Corporate earnings expectations remain totally detached
from reality; asset quality is likely to deteriorate as
economic growth contracts; poor risk management, over-
optimism and incompetence has led to the usual gross
mis-allocation of capital into non-profitable, liquidity
dependent businesses unlikely to survive in a higher
interest rate environment. Irresponsible Federal Reserve
policy directed at managing asset prices rather than price
stability has created an enormous debt legacy needing to
be addressed; in doing so, upward pressure on bond yields
may constrain growth and prosperity beyond the confines
of any normal business cycle. With US equity and bond
markets increasingly expecting policymakers to once
again capitulate and do “whatever it takes” to appease
short-term interests, great scope for disappointment
exists in the medium-term outlook for US financial assets.

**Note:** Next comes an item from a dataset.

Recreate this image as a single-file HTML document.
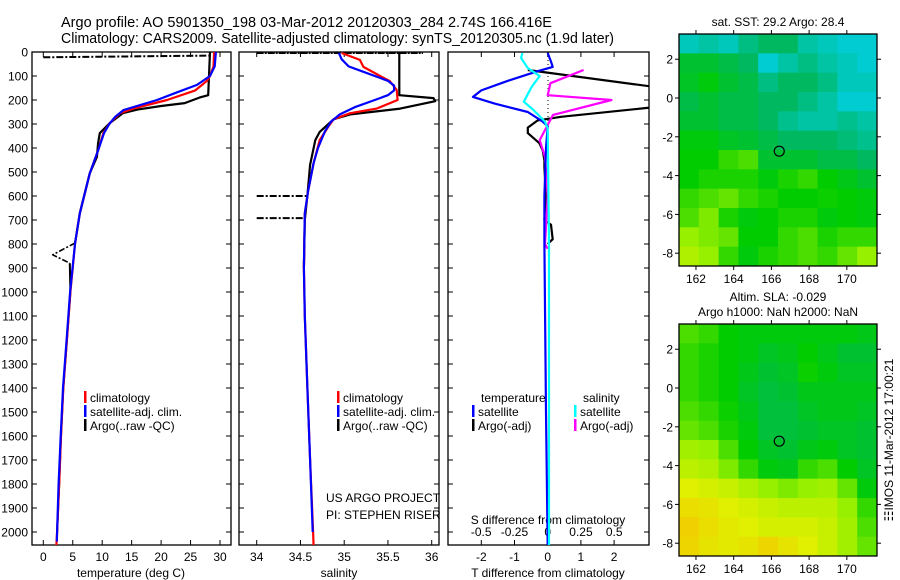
<!DOCTYPE html>
<html><head><meta charset="utf-8">
<style>
body{margin:0;background:#fff;}
svg{display:block;font-family:"Liberation Sans",sans-serif;}
text{fill:#000;}
</style></head>
<body>
<svg id="fig" width="900" height="580" viewBox="0 0 900 580">
<text x="61" y="27" font-size="14.5">Argo profile: AO 5901350_198 03-Mar-2012 20120303_284 2.74S 166.416E</text>
<text x="61" y="43" font-size="14.5" textLength="553" lengthAdjust="spacingAndGlyphs">Climatology: CARS2009. Satellite-adjusted climatology: synTS_20120305.nc (1.9d later)</text>
<g id="g"></g>
</svg>
<script>
// ---- data ----
const depthTicks=[0,100,200,300,400,500,600,700,800,900,1000,1100,1200,1300,1400,1500,1600,1700,1800,1900,2000];
const tempTicks=[0,5,10,15,20,25,30];
const salTicks=[34,34.5,35,35.5,36];
const salTickLabels=["34","34.5","35","35.5","36"];
const tdTicks=[-2,-1,0,1,2];
const sdTicks=[-0.5,-0.25,0,0.25,0.5];
const sdTickLabels=["-0.5","-0.25","0","0.25","0.5"];
// temperature profiles [depth, T]
const tempClim=[[0,29.0],[60,28.9],[100,28.3],[120,27.8],[160,25.8],[200,21],[236,15.3],[255,13],[296,11.3],[338,10.2],[410,9.3],[505,7.9],[672,6.2],[796,5.4],[1000,4.6],[1200,4.0],[1400,3.4],[1600,3.0],[1800,2.7],[2000,2.35],[2060,2.2]];
const tempSat=[[0,29.3],[60,29.1],[100,28.3],[137,26.1],[170,22.5],[200,19.3],[242,13.6],[270,12.2],[300,11.2],[338,10.3],[410,9.3],[505,7.9],[672,6.2],[796,5.4],[1000,4.55],[1200,3.95],[1400,3.35],[1600,2.95],[1800,2.6],[2000,2.35],[2040,2.3]];
const tempArgo=[[0,28.3],[180,28.0],[190,26.5],[213,24],[225,20],[240,16],[255,13.5],[296,11.3],[338,9.6],[380,9.3],[437,9.1],[505,7.9],[672,6.2],[796,5.4]];
const tempArgoSpike=[[796,5.4],[845,1.6],[880,4.5]];
const tempArgoDeep=[[880,4.5],[1000,4.6],[1200,4.0],[1400,3.4],[1600,3.0],[1800,2.7],[2000,2.35]];
const tempArgoTopNoise=[[22,0],[15,28.6]];
// salinity profiles [depth, S]
const salClim=[[4,34.97],[33,35.18],[62,35.22],[100,35.41],[121,35.52],[158,35.6],[200,35.61],[236,35.37],[255,35.07],[280,34.88],[310,34.82],[367,34.72],[463,34.65],[575,34.59],[672,34.55],[900,34.54],[1100,34.55],[1400,34.58],[1700,34.61],[2000,34.645],[2060,34.65]];
const salSat=[[4,34.94],[30,34.97],[60,35.05],[80,35.2],[100,35.35],[120,35.5],[140,35.57],[160,35.57],[180,35.5],[200,35.35],[230,35.12],[260,34.95],[290,34.85],[330,34.78],[400,34.7],[463,34.65],[575,34.59],[672,34.55],[900,34.54],[1100,34.55],[1400,34.58],[1700,34.61],[2000,34.64]];
const salArgo=[[0,35.63],[180,35.63],[192,36.02],[205,36.04],[236,35.64],[260,35.07],[280,34.88],[333,34.72],[367,34.67],[470,34.61],[597,34.58],[700,34.55],[900,34.54]];
const salArgoNoise1=[[600,34],[600,34.58]];
const salArgoNoise2=[[692,34],[692,34.56]];
const salArgoTop=[[3,34],[3,35.9]];
// difference profiles [depth, diff]
const tdSat=[[4,0],[40,0.1],[62,0.15],[80,-0.3],[120,-1.2],[160,-2.0],[187,-2.25],[215,-1.6],[250,-0.6],[290,-0.15],[310,0],[400,-0.05],[600,-0.1],[800,-0.1],[1500,-0.05],[2060,0]];
const tdArgo=[[75,-0.6],[160,4],[220,4],[233,3],[270,0.4],[285,-0.3],[315,-0.6],[338,-0.6],[380,-0.25],[410,-0.15],[450,-0.1],[480,-0.1],[600,-0.05],[700,-0.1],[720,0.1],[780,0.15],[800,0]];
const sdSat=[[4,-0.19],[25,-0.2],[67,-0.15],[100,-0.06],[145,-0.12],[207,-0.18],[240,-0.11],[290,-0.02],[320,0],[800,0.01],[2060,0.01]];
const sdArgo=[[75,0.27],[130,0.02],[180,0],[200,0.48],[262,0.04],[304,0],[367,-0.06],[437,-0.02],[600,0],[800,-0.02],[820,0]];
// maps
const lonTicks=[162,164,166,168,170];
const latTicks=[2,0,-2,-4,-6,-8];
const argoLon=166.416, argoLat=-2.74;
const sstGrid=[
[0.40,0.42,0.40,0.45,0.48,0.48,0.42,0.40,0.38,0.38],
[0.52,0.52,0.50,0.48,0.38,0.42,0.45,0.42,0.40,0.38],
[0.53,0.55,0.52,0.50,0.45,0.48,0.48,0.45,0.40,0.40],
[0.50,0.52,0.50,0.50,0.48,0.48,0.45,0.42,0.38,0.38],
[0.52,0.52,0.50,0.50,0.48,0.44,0.42,0.42,0.44,0.42],
[0.55,0.55,0.53,0.52,0.50,0.48,0.48,0.48,0.46,0.44],
[0.56,0.56,0.60,0.62,0.52,0.52,0.52,0.50,0.50,0.48],
[0.56,0.58,0.58,0.58,0.55,0.58,0.60,0.56,0.54,0.52],
[0.60,0.62,0.64,0.60,0.58,0.56,0.56,0.57,0.56,0.55],
[0.62,0.66,0.58,0.55,0.56,0.58,0.58,0.55,0.56,0.55],
[0.68,0.66,0.64,0.56,0.56,0.60,0.62,0.58,0.60,0.60],
[0.72,0.68,0.60,0.55,0.58,0.60,0.62,0.60,0.64,0.68]];
const slaGrid=[
[0.62,0.60,0.56,0.55,0.55,0.55,0.55,0.55,0.55,0.54],
[0.60,0.58,0.56,0.55,0.53,0.54,0.56,0.54,0.52,0.52],
[0.60,0.58,0.56,0.54,0.52,0.53,0.57,0.55,0.53,0.53],
[0.60,0.58,0.56,0.53,0.51,0.52,0.54,0.54,0.54,0.54],
[0.62,0.60,0.57,0.54,0.51,0.51,0.53,0.54,0.54,0.53],
[0.64,0.62,0.58,0.55,0.51,0.51,0.52,0.53,0.53,0.52],
[0.70,0.68,0.62,0.56,0.53,0.52,0.54,0.55,0.53,0.52],
[0.74,0.72,0.66,0.60,0.55,0.54,0.60,0.62,0.56,0.53],
[0.80,0.78,0.76,0.72,0.68,0.66,0.68,0.70,0.64,0.55],
[0.86,0.84,0.80,0.78,0.76,0.74,0.74,0.74,0.68,0.60],
[0.90,0.86,0.82,0.80,0.78,0.78,0.78,0.76,0.70,0.62],
[0.88,0.84,0.82,0.84,0.88,0.84,0.80,0.76,0.70,0.64]];

// ---- drawing ----
const NS="http://www.w3.org/2000/svg";
const G=document.getElementById('g');
function mk(tag,attrs,parent){const e=document.createElementNS(NS,tag);for(const k in attrs)e.setAttribute(k,attrs[k]);(parent||G).appendChild(e);return e;}
const yD=d=>52+d*0.24;
const PB=545;
const FS=12;
const xT=t=>43.3+t*5.89;
const xS=s=>256.7+(s-34)*87.5;
const xTD=v=>547.7+v*33.2;
const xSD=v=>547.7+v*133;

function clip(id,x0,x1){const c=mk('clipPath',{id:id});mk('rect',{x:x0,y:52,width:x1-x0,height:PB-52},c);}
clip('c1',32,231);clip('c2',239,439);clip('c3',448,649);

function frame(x0,x1,name){
  const r=mk('rect',{x:x0,y:52,width:x1-x0,height:PB-52,fill:'none',stroke:'#000','stroke-width':1.3});
  
  
}
frame(32,231,'temperature-panel');frame(239,439,'salinity-panel');frame(448,649,'difference-panel');

depthTicks.forEach(d=>{
  const y=yD(d);
  const t=mk('text',{x:28,y:y+4.5,'font-size':FS,'text-anchor':'end'});t.textContent=d;
  
  
  [[32,37],[226,231],[239,244],[434,439],[448,453],[644,649]].forEach(p=>mk('line',{x1:p[0],x2:p[1],y1:y,y2:y,stroke:'#000'}));
});
function xticks(ticks,labels,fx,name){
  ticks.forEach((v,i)=>{const x=fx(v);
    mk('line',{x1:x,x2:x,y1:PB,y2:PB-5,stroke:'#000'});
    mk('line',{x1:x,x2:x,y1:52,y2:57,stroke:'#000'});
    const t=mk('text',{x:x,y:561,'font-size':FS,'text-anchor':'middle'});t.textContent=labels[i];
    
    
  });
}
xticks(tempTicks,tempTicks.map(String),xT,'temperature-tick-label');
xticks(salTicks,salTickLabels,xS,'salinity-tick-label');
xticks(tdTicks,tdTicks.map(String),xTD,'t-diff-tick-label');
sdTicks.forEach((v,i)=>{const x=xSD(v);
  const t=mk('text',{x:x,y:536,'font-size':FS,'text-anchor':'middle'});t.textContent=sdTickLabels[i];
  
  
});
function lab(x,y,s,name,anchor){const t=mk('text',{x:x,y:y,'font-size':FS,'text-anchor':anchor||'start'});t.textContent=s;
  
  return t;}
lab(131,577,'temperature (deg C)','temperature-axis-title','middle');
lab(339,577,'salinity','salinity-axis-title','middle');
lab(548,577,'T difference from climatology','t-diff-axis-title','middle');
lab(548,524,'S difference from climatology','s-diff-axis-title','middle');
lab(326,502,'US ARGO PROJECT','project-label');
lab(326,519,'PI: STEPHEN RISER','pi-label');

function line(pts,fx,color,w,clipId,name,dash){
  const d=pts.map((p,i)=>(i?'L':'M')+fx(p[1]).toFixed(1)+' '+yD(p[0]).toFixed(1)).join(' ');
  const a={d:d,fill:'none',stroke:color,'stroke-width':w,'clip-path':'url(#'+clipId+')','stroke-linejoin':'round'};
  if(dash)a['stroke-dasharray']=dash;
  const e=mk('path',a);
  
  
}
line(tempArgoTopNoise,xT,'#000',2,'c1','argo-temp-surface-noise','7,2,2,2');
line(tempArgo,xT,'#000',2.2,'c1','argo-temp-line');
line(tempArgoSpike,xT,'#000',1.6,'c1','argo-temp-spike','6,2,2,2');
line(tempArgoDeep,xT,'#000',2,'c1','argo-temp-deep');
line(tempClim,xT,'#ff0000',2.2,'c1','climatology-temp-line');
line(tempSat,xT,'#0000ff',2.2,'c1','satellite-temp-line');
line(salArgoTop,xS,'#000',2.5,'c2','argo-sal-surface-noise','7,1,2,1');
line(salArgoNoise1,xS,'#000',2,'c2','argo-sal-noise-600','7,2,2,2');
line(salArgoNoise2,xS,'#000',2,'c2','argo-sal-noise-700','7,2,2,2');
line(salArgo,xS,'#000',2.2,'c2','argo-sal-line');
line(salClim,xS,'#ff0000',2.2,'c2','climatology-sal-line');
line(salSat,xS,'#0000ff',2.2,'c2','satellite-sal-line');
mk('line',{x1:548,x2:548,y1:52,y2:yD(320),stroke:'#000','stroke-dasharray':'1,3'});
line(tdArgo,xTD,'#000',2.2,'c3','argo-t-diff-line');
line(sdArgo,xSD,'#ff00ff',2.2,'c3','argo-s-diff-line');
line(tdSat,xTD,'#0000ff',2.2,'c3','satellite-t-diff-line');
line(sdSat,xSD,'#00ffff',2.2,'c3','satellite-s-diff-line');

function legItem(x,y,color,s,name){
  mk('rect',{x:x,y:y-11,width:2.5,height:12,fill:color});
  lab(x+6,y,s,name);
}
legItem(84,402,'#ff0000','climatology','legend-climatology');
legItem(84,416,'#0000ff','satellite-adj. clim.','legend-satellite-adj');
legItem(84,430,'#000','Argo(..raw -QC)','legend-argo-raw');
legItem(337,402,'#ff0000','climatology','legend-sal-climatology');
legItem(337,416,'#0000ff','satellite-adj. clim.','legend-sal-satellite-adj');
legItem(337,430,'#000','Argo(..raw -QC)','legend-sal-argo-raw');
lab(481,402,'temperature','legend-temperature-heading');
lab(583,402,'salinity','legend-salinity-heading');
legItem(472,416,'#0000ff','satellite','legend-t-satellite');
legItem(472,430,'#000','Argo(-adj)','legend-t-argo');
legItem(574,416,'#00ffff','satellite','legend-s-satellite');
legItem(574,430,'#ff00ff','Argo(-adj)','legend-s-argo');

const stops=[[0,[0,0,128]],[0.2,[0,64,255]],[0.36,[0,208,232]],[0.48,[0,184,96]],[0.56,[0,204,0]],[0.68,[150,240,0]],[0.8,[224,240,0]],[0.9,[240,208,0]],[1,[240,160,0]]];
function cmap(v){for(let i=1;i<stops.length;i++){if(v<=stops[i][0]){const a=stops[i-1],b=stops[i],f=(v-a[0])/(b[0]-a[0]);return 'rgb('+a[1].map((c,k)=>Math.round(c+(b[1][k]-c)*f)).join(',')+')';}}return 'rgb(240,160,0)';}

function drawMap(top,grid,name){
  const L=679,R=877,B=top+232;
  const lonMin=161.1,lonMax=171.6,latTop=3.3,latBot=-8.66;
  const xL=lo=>L+(lo-lonMin)/(lonMax-lonMin)*(R-L);
  const yL=la=>top+(latTop-la)/(latTop-latBot)*(B-top);
  const rows=grid.length,cols=grid[0].length;
  const cw=(R-L)/cols,ch=(B-top)/rows;
  const gg=mk('g',{});
  
  
  grid.forEach((row,r)=>row.forEach((v,c)=>{
    mk('rect',{x:(L+c*cw).toFixed(2),y:(top+r*ch).toFixed(2),width:(cw+0.5).toFixed(2),height:(ch+0.5).toFixed(2),fill:cmap(v)},gg);
  }));
  mk('rect',{x:L,y:top,width:R-L,height:B-top,fill:'none',stroke:'#000','stroke-width':1.3});
  lonTicks.forEach(lo=>{const x=xL(lo);
    mk('line',{x1:x,x2:x,y1:B,y2:B+4,stroke:'#000'});mk('line',{x1:x,x2:x,y1:top,y2:top-4,stroke:'#000'});
    lab(x,B+17,String(lo),'map-lon-tick-label','middle');});
  latTicks.forEach(la=>{const y=yL(la);
    mk('line',{x1:L,x2:L-4,y1:y,y2:y,stroke:'#000'});mk('line',{x1:R,x2:R+4,y1:y,y2:y,stroke:'#000'});
    lab(673,y+4.5,String(la),'map-lat-tick-label','end');});
  const c=mk('circle',{cx:xL(argoLon),cy:yL(argoLat),r:5,fill:'none',stroke:'#000','stroke-width':1.2});
  
  
}
drawMap(34,sstGrid,'sst-map');
drawMap(324,slaGrid,'sla-map');
lab(778,26,'sat. SST: 29.2 Argo: 28.4','sst-map-title','middle');
lab(778,301,'Altim. SLA: -0.029','sla-map-title','middle');
lab(778,316,'Argo h1000: NaN h2000: NaN','sla-map-subtitle','middle');
const vt=lab(0,0,'\u2637IMOS 11-Mar-2012 17:00:21','imos-timestamp','middle');
vt.setAttribute('transform','translate(893,440) rotate(-90)');
</script>
</body></html>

The UK and European financial markets faced similar
issues related to belatedly recognising resurgent inflation
and its accompanying consequences. Desperately
detached from economic realities, The Bank of England
and European Central Bank proved powerless to maintain
their veneer of credibility. Frantically hiking interest rates
retrospectively in response to spiralling prices fooled no
one – bond markets sold off sharply and equities struggled
to preserve capital. Whilst the narrow UK FTSE 100 ended
in positive territory, broader indices of UK companies
endured double-digit declines. The perceived “defensive”
nature of the UK equity market primarily equates to
significant index presence of Consumer Staples and
Healthcare companies and their dividend paying culture.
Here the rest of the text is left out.